### Information provided
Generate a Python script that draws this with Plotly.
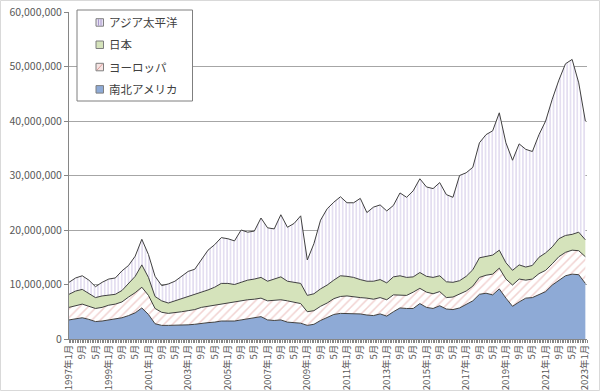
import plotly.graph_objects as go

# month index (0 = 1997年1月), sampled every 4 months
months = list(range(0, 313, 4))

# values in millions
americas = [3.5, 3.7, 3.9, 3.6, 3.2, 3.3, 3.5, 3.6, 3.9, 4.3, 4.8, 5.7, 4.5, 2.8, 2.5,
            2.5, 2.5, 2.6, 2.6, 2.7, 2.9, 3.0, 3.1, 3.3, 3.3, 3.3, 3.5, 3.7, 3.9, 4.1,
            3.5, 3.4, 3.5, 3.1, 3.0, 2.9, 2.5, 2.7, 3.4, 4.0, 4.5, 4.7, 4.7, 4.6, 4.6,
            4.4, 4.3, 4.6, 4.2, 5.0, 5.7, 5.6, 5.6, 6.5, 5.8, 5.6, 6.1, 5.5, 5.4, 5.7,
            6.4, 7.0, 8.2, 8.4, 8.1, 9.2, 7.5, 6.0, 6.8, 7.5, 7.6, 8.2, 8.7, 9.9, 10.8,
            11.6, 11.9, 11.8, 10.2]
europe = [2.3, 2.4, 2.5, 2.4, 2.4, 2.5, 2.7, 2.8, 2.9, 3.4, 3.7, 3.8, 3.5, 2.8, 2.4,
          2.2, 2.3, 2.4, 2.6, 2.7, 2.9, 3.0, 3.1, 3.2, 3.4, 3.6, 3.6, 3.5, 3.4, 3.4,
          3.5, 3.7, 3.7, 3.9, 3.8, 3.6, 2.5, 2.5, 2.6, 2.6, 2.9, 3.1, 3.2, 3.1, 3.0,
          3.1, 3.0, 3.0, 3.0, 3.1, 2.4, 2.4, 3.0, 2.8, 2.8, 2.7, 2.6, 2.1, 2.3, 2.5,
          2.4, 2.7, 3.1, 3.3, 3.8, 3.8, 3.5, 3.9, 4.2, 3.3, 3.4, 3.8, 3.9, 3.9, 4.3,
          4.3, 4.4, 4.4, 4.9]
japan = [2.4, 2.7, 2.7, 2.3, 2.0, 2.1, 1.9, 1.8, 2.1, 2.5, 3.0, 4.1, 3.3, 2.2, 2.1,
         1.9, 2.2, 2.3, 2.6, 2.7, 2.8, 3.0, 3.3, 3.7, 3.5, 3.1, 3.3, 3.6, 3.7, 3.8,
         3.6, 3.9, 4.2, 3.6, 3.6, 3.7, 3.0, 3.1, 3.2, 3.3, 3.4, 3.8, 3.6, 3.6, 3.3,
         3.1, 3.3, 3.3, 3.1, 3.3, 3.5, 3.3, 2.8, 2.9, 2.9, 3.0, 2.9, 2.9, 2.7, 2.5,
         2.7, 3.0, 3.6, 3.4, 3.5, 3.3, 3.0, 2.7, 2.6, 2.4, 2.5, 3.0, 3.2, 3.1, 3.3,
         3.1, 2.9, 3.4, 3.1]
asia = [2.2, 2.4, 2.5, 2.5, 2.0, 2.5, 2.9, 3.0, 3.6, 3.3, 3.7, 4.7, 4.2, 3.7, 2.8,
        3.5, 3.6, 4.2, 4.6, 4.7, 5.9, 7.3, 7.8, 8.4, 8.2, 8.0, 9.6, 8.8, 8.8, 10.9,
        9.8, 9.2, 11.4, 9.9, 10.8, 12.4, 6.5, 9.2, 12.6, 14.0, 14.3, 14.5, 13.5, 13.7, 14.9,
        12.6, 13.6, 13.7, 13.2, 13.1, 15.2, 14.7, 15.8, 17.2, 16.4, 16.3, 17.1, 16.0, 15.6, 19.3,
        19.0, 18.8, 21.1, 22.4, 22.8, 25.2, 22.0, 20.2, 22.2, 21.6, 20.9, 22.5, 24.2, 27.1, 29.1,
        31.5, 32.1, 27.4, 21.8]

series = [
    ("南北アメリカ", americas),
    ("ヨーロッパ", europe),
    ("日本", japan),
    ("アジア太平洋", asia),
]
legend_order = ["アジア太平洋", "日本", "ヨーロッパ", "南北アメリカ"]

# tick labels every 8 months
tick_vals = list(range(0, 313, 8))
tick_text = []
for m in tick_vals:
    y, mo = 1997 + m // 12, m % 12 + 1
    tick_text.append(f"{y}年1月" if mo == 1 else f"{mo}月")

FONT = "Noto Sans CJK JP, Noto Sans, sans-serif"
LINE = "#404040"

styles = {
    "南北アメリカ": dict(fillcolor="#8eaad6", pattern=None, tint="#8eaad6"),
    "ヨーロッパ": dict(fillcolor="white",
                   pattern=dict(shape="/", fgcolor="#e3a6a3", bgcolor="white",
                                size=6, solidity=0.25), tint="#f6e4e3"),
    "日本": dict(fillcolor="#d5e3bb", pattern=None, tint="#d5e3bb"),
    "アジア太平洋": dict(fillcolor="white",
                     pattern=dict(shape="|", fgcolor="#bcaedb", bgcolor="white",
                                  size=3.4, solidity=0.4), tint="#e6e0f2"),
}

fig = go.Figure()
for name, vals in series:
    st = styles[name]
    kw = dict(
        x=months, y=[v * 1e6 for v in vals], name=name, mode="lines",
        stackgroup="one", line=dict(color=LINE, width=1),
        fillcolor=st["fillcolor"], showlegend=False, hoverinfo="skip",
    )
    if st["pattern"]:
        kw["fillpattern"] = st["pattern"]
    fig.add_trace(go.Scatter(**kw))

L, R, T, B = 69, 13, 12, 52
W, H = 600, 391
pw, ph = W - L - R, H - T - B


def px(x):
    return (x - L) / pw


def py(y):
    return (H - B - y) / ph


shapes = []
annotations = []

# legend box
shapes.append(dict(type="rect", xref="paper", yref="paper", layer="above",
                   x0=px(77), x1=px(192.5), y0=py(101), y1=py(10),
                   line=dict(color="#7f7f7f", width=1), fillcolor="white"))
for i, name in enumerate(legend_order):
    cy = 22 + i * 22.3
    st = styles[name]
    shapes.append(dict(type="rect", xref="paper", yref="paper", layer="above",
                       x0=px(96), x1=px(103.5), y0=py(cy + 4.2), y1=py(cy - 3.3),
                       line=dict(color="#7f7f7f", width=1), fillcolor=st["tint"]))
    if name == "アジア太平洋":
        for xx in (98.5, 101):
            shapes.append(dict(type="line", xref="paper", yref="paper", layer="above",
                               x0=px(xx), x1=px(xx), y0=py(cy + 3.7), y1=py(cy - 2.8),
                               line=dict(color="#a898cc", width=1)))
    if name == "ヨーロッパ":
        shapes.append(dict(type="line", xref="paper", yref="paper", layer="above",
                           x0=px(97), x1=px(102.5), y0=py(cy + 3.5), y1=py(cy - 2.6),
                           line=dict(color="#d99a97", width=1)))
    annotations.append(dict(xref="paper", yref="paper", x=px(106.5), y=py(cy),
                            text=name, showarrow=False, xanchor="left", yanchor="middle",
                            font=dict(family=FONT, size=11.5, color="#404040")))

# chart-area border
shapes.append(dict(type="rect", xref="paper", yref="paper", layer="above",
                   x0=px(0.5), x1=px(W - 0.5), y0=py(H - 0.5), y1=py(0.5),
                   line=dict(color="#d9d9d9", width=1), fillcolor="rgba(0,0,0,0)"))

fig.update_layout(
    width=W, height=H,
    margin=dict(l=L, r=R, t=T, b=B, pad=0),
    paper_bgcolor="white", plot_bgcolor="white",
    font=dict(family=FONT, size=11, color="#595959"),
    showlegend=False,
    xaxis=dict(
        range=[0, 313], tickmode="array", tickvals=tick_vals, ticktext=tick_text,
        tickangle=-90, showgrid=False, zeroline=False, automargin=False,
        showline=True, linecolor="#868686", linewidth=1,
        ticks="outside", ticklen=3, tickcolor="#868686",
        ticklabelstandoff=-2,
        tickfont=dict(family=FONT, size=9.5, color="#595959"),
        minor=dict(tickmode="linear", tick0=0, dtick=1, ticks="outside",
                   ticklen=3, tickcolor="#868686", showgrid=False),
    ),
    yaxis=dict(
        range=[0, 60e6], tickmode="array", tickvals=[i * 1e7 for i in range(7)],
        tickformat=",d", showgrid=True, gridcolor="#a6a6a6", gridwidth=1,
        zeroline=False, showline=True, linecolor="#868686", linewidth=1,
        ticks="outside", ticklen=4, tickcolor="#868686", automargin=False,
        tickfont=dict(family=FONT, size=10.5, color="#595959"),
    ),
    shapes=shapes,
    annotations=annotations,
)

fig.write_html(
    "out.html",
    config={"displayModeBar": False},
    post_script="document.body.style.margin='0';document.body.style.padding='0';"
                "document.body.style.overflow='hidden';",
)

### Required task
Reproduce exactly the run of lines that opens the listing and closes with the line holding "months = list(range(0, 313, 4))". Pictures are excluded.

### Result
Generate a Python script that draws this with Plotly.
import plotly.graph_objects as go

# month index (0 = 1997年1月), sampled every 4 months
months = list(range(0, 313, 4))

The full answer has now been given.